* REQUEST: List all lines in the material below that contain "React".
============
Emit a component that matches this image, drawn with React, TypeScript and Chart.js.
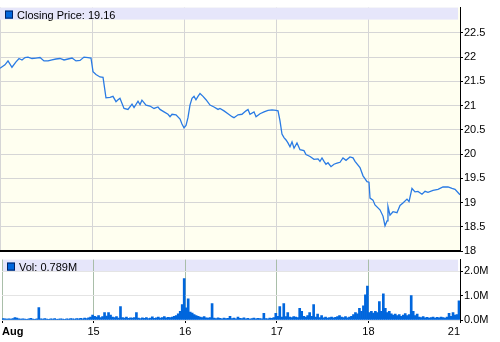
import React, { useEffect, useRef } from 'react';
import { Chart, registerables } from 'chart.js';

Chart.register(...registerables);

// ---------- DATA ----------
const DAY_LABELS = ['Aug', '15', '16', '17', '18', '21'];
const PRICE_TICKS = [18, 18.5, 19, 19.5, 20, 20.5, 21, 21.5, 22, 22.5];
const VOL_TICKS = [0, 1, 2];
const PRICE_LEGEND = 'Closing Price: 19.16';
const VOL_LEGEND = 'Vol: 0.789M';

// time in trading days since Aug 14 open
const priceT = [
  0, 0.054, 0.087, 0.130, 0.174, 0.207, 0.239, 0.272, 0.304, 0.348,
  0.391, 0.435, 0.478, 0.522, 0.565, 0.609, 0.652, 0.696, 0.739, 0.783,
  0.826, 0.870, 0.913, 0.957, 0.989, 1.011, 1.043, 1.087, 1.120, 1.152,
  1.196, 1.228, 1.261, 1.283, 1.304, 1.348, 1.391, 1.435, 1.457, 1.500,
  1.522, 1.543, 1.587, 1.630, 1.674, 1.717, 1.739, 1.783, 1.826, 1.848,
  1.870, 1.913, 1.957, 1.978, 2.000, 2.022, 2.043, 2.065, 2.087, 2.109,
  2.130, 2.152, 2.174, 2.207, 2.239, 2.283, 2.326, 2.370, 2.391, 2.435,
  2.478, 2.522, 2.543, 2.587, 2.630, 2.674, 2.696, 2.717, 2.761, 2.783,
  2.826, 2.870, 2.913, 2.957, 3.000, 3.022, 3.043, 3.065, 3.087, 3.109,
  3.130, 3.152, 3.174, 3.196, 3.228, 3.261, 3.304, 3.326, 3.370, 3.413,
  3.457, 3.478, 3.500, 3.522, 3.543, 3.565, 3.598, 3.630, 3.663, 3.696,
  3.728, 3.761, 3.804, 3.837, 3.859, 3.913, 3.946, 3.989, 4.011, 4.022,
  4.054, 4.076, 4.130, 4.163, 4.185, 4.207, 4.217, 4.239, 4.272, 4.315,
  4.348, 4.380, 4.424, 4.446, 4.478, 4.511, 4.543, 4.587, 4.620, 4.652,
  4.707, 4.761, 4.815, 4.870, 4.913, 4.946, 5.000,
];

const priceV = [
  21.77, 21.84, 21.92, 21.79, 21.90, 21.97, 21.94, 21.99, 22.00, 21.97,
  21.98, 21.99, 21.92, 21.92, 21.94, 21.96, 21.97, 21.94, 21.96, 21.98,
  21.92, 21.93, 22.00, 21.99, 21.98, 21.70, 21.64, 21.59, 21.58, 21.16,
  21.17, 21.19, 21.08, 21.12, 21.15, 20.94, 20.92, 21.03, 20.96, 21.09,
  21.02, 21.11, 21.01, 20.99, 20.94, 20.97, 20.92, 20.87, 20.82, 20.77,
  20.82, 20.81, 20.72, 20.62, 20.54, 20.59, 20.75, 21.01, 21.15, 21.19,
  21.12, 21.19, 21.25, 21.19, 21.12, 21.01, 20.97, 20.92, 20.94, 20.89,
  20.83, 20.77, 20.75, 20.81, 20.82, 20.89, 20.92, 20.82, 20.87, 20.77,
  20.83, 20.87, 20.90, 20.91, 20.90, 20.89, 20.69, 20.41, 20.34, 20.29,
  20.23, 20.15, 20.25, 20.12, 20.23, 20.09, 20.07, 19.99, 19.95, 19.89,
  19.90, 19.85, 19.92, 19.85, 19.79, 19.82, 19.74, 19.79, 19.81, 19.83,
  19.92, 19.87, 19.94, 19.92, 19.85, 19.72, 19.55, 19.43, 19.42, 19.09,
  19.05, 18.95, 18.85, 18.72, 18.52, 18.62, 18.92, 18.74, 18.81, 18.79,
  18.94, 18.99, 19.07, 19.02, 19.29, 19.22, 19.23, 19.17, 19.23, 19.21,
  19.25, 19.27, 19.32, 19.32, 19.29, 19.27, 19.16,
];

// volume (millions), evenly spaced intervals within each trading day
const volAug14 = [
  0.06, 0.05, 0.04, 0.05, 0.04, 0.06, 0.10, 0.08, 0.05, 0.04,
  0.05, 0.04, 0.03, 0.05, 0.07, 0.04, 0.03, 0.05, 0.51, 0.05,
  0.04, 0.06, 0.04, 0.03, 0.05, 0.04, 0.06, 0.03, 0.04, 0.05,
  0.04, 0.03, 0.05, 0.04, 0.06, 0.05, 0.04, 0.06, 0.05, 0.07,
  0.05, 0.08, 0.06, 0.09, 0.12, 0.20,
];
const volAug15 = [
  0.15, 0.12, 0.18, 0.10, 0.14, 0.30, 0.16, 0.30, 0.20, 0.12,
  0.10, 0.14, 0.08, 0.55, 0.10, 0.08, 0.12, 0.07, 0.09, 0.08,
  0.10, 0.30, 0.08, 0.06, 0.09, 0.07, 0.10, 0.06, 0.08, 0.13,
  0.07, 0.09, 0.12, 0.08, 0.10, 0.14, 0.09, 0.11, 0.10, 0.12,
  0.15, 0.18, 0.25, 0.35, 0.63, 1.70,
];
const volAug16 = [
  0.50, 0.87, 0.32, 0.28, 0.22, 0.18, 0.15, 0.12, 0.10, 0.14,
  0.09, 0.08, 0.10, 0.67, 0.08, 0.06, 0.09, 0.07, 0.05, 0.08,
  0.06, 0.07, 0.15, 0.06, 0.08, 0.05, 0.12, 0.07, 0.06, 0.09,
  0.05, 0.07, 0.04, 0.06, 0.08, 0.05, 0.07, 0.06, 0.05, 0.27,
  0.06, 0.05, 0.08, 0.07, 0.10, 0.27,
];
const volAug17 = [
  0.15, 0.55, 0.12, 0.67, 0.14, 0.30, 0.12, 0.10, 0.14, 0.12,
  0.10, 0.48, 0.36, 0.15, 0.12, 0.18, 0.30, 0.15, 0.63, 0.12,
  0.24, 0.10, 0.18, 0.09, 0.12, 0.08, 0.10, 0.12, 0.09, 0.11,
  0.14, 0.18, 0.12, 0.10, 0.14, 0.09, 0.12, 0.15, 0.22, 0.30,
  0.25, 0.48, 0.35, 0.58, 1.03, 1.39,
];
const volAug18 = [
  0.30, 0.36, 0.28, 0.35, 0.30, 0.75, 0.35, 1.07, 0.48, 0.30,
  0.36, 0.25, 0.20, 0.24, 0.18, 0.22, 0.15, 0.20, 0.26, 0.18,
  0.22, 1.00, 0.36, 0.18, 0.24, 0.12, 0.10, 0.14, 0.09, 0.11,
  0.08, 0.10, 0.12, 0.08, 0.11, 0.09, 0.12, 0.10, 0.08, 0.12,
  0.27, 0.15, 0.30, 0.20, 0.22, 0.79,
];
const volumeDays = [volAug14, volAug15, volAug16, volAug17, volAug18];

// ---------- STYLE ----------
const FONT = '"Liberation Sans", Arial, Helvetica, sans-serif';
const CREAM = '#fffff0';
const LAVENDER = '#e6e6fa';
const LINE_BLUE = '#2a7be4';
const BAR_BLUE = '#0066dd';

function drawLegend(ctx: CanvasRenderingContext2D, left: number, right: number, top: number, text: string) {
  ctx.save();
  ctx.fillStyle = LAVENDER;
  ctx.fillRect(left, top, right - left - 2, 12);
  ctx.fillStyle = BAR_BLUE;
  ctx.fillRect(left + 5, top + 3, 8, 8);
  ctx.strokeStyle = '#002266';
  ctx.lineWidth = 1;
  ctx.strokeRect(left + 5.5, top + 3.5, 7, 7);
  ctx.fillStyle = '#000';
  ctx.font = `11px ${FONT}`;
  ctx.textBaseline = 'alphabetic';
  ctx.textAlign = 'left';
  ctx.fillText(text, left + 17, top + 11);
  ctx.restore();
}

export default function App() {
  const priceRef = useRef<HTMLCanvasElement>(null);
  const volRef = useRef<HTMLCanvasElement>(null);

  useEffect(() => {
    const priceData = priceT.map((t, i) => ({ x: t, y: priceV[i] }));
    const volData: { x: number; y: number }[] = [];
    volumeDays.forEach((arr, d) => {
      arr.forEach((v, j) => volData.push({ x: d + (j + 0.5) / arr.length, y: v }));
    });

    const pricePanel = {
      id: 'pricePanel',
      beforeDraw(c: any) {
        const { ctx, chartArea: a } = c;
        ctx.save();
        ctx.fillStyle = CREAM;
        ctx.fillRect(a.left, a.top, a.right - a.left, a.bottom - a.top);
        ctx.restore();
      },
      beforeDatasetsDraw(c: any) {
        const { ctx, chartArea: a } = c;
        drawLegend(ctx, a.left, a.right, a.top, PRICE_LEGEND);
      },
      afterDraw(c: any) {
        const { ctx, chartArea: a } = c;
        ctx.save();
        ctx.fillStyle = '#000';
        ctx.fillRect(a.left, a.bottom - 1, a.right - a.left, 2);
        ctx.restore();
      },
    };

    const volPanel = {
      id: 'volPanel',
      beforeDraw(c: any) {
        const { ctx, chartArea: a } = c;
        ctx.save();
        ctx.fillStyle = '#ffffff';
        ctx.fillRect(a.left, a.top, a.right - a.left, a.bottom - a.top);
        ctx.restore();
        drawLegend(ctx, a.left, a.right, a.top, VOL_LEGEND);
      },
    };

    const priceChart = new Chart(priceRef.current!, {
      type: 'line',
      data: {
        datasets: [
          {
            data: priceData,
            borderColor: LINE_BLUE,
            borderWidth: 1.3,
            pointRadius: 0,
            tension: 0,
            fill: false,
          },
        ],
      },
      options: {
        animation: false,
        responsive: false,
        events: [],
        layout: { padding: { top: 0, left: 0, right: 0, bottom: 11 } },
        plugins: { legend: { display: false }, tooltip: { enabled: false } },
        scales: {
          x: {
            type: 'linear',
            min: 0,
            max: 5,
            afterBuildTicks: (s: any) => {
              s.ticks = DAY_LABELS.map((_, i) => ({ value: i }));
            },
            ticks: { display: false },
            grid: { color: '#d6d6d6', drawTicks: false, offset: false },
            border: { display: false },
            afterFit: (s: any) => {
              s.height = 0;
            },
          },
          y: {
            position: 'right',
            min: 18,
            max: 23.02,
            afterBuildTicks: (s: any) => {
              s.ticks = PRICE_TICKS.map((v) => ({ value: v }));
            },
            ticks: {
              color: '#000',
              font: { family: FONT, size: 11 },
              padding: 1,
              callback: (v: any) => String(v),
            },
            grid: { color: '#d6d6d6', tickColor: '#000', tickLength: 3 },
            border: { display: true, color: '#000', width: 1 },
            afterFit: (s: any) => {
              s.width = 40;
            },
          },
        },
      },
      plugins: [pricePanel],
    } as any);

    const volChart = new Chart(volRef.current!, {
      type: 'bar',
      data: {
        datasets: [
          {
            data: volData,
            backgroundColor: BAR_BLUE,
            borderWidth: 0,
            barThickness: 2,
            grouped: false,
          },
        ],
      },
      options: {
        animation: false,
        responsive: false,
        events: [],
        layout: { padding: 0 },
        plugins: { legend: { display: false }, tooltip: { enabled: false } },
        scales: {
          x: {
            type: 'linear',
            min: 0,
            max: 5,
            offset: false,
            afterBuildTicks: (s: any) => {
              s.ticks = DAY_LABELS.map((_, i) => ({ value: i }));
            },
            ticks: {
              color: '#000',
              align: 'inner',
              maxRotation: 0,
              autoSkip: false,
              padding: 2,
              font: (c: any) => ({ family: FONT, size: 11, weight: c.index === 0 ? 'bold' : 'normal' }),
              callback: (v: any) => DAY_LABELS[v] ?? '',
            },
            grid: { color: '#a9bea9', tickColor: '#000', tickLength: 3, offset: false },
            border: { display: false },
            afterFit: (s: any) => {
              s.height = 22;
            },
          },
          y: {
            position: 'right',
            min: 0,
            max: 2.473,
            afterBuildTicks: (s: any) => {
              s.ticks = VOL_TICKS.map((v) => ({ value: v }));
            },
            ticks: {
              color: '#000',
              font: { family: FONT, size: 11 },
              padding: 1,
              callback: (v: any) => Number(v).toFixed(1) + 'M',
            },
            grid: { color: '#e4e4e4', tickColor: '#000', tickLength: 3 },
            border: { display: true, color: '#000', width: 1 },
            afterFit: (s: any) => {
              s.width = 40;
            },
          },
        },
      },
      plugins: [volPanel],
    } as any);

    return () => {
      priceChart.destroy();
      volChart.destroy();
    };
  }, []);

  return (
    <div style={{ position: 'fixed', left: 0, top: 0, width: 500, height: 342, background: '#fff', overflow: 'hidden' }}>
      <canvas
        ref={volRef}
        width={500}
        height={90}
        style={{ position: 'absolute', left: 0, top: 252, width: 500, height: 90, zIndex: 1 }}
      />
      <canvas
        ref={priceRef}
        width={500}
        height={262}
        style={{ position: 'absolute', left: 0, top: 0, width: 500, height: 262, zIndex: 2 }}
      />
    </div>
  );
}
============
* FULL OUTPUT:
Emit a component that matches this image, drawn with React, TypeScript and Chart.js.
import React, { useEffect, useRef } from 'react';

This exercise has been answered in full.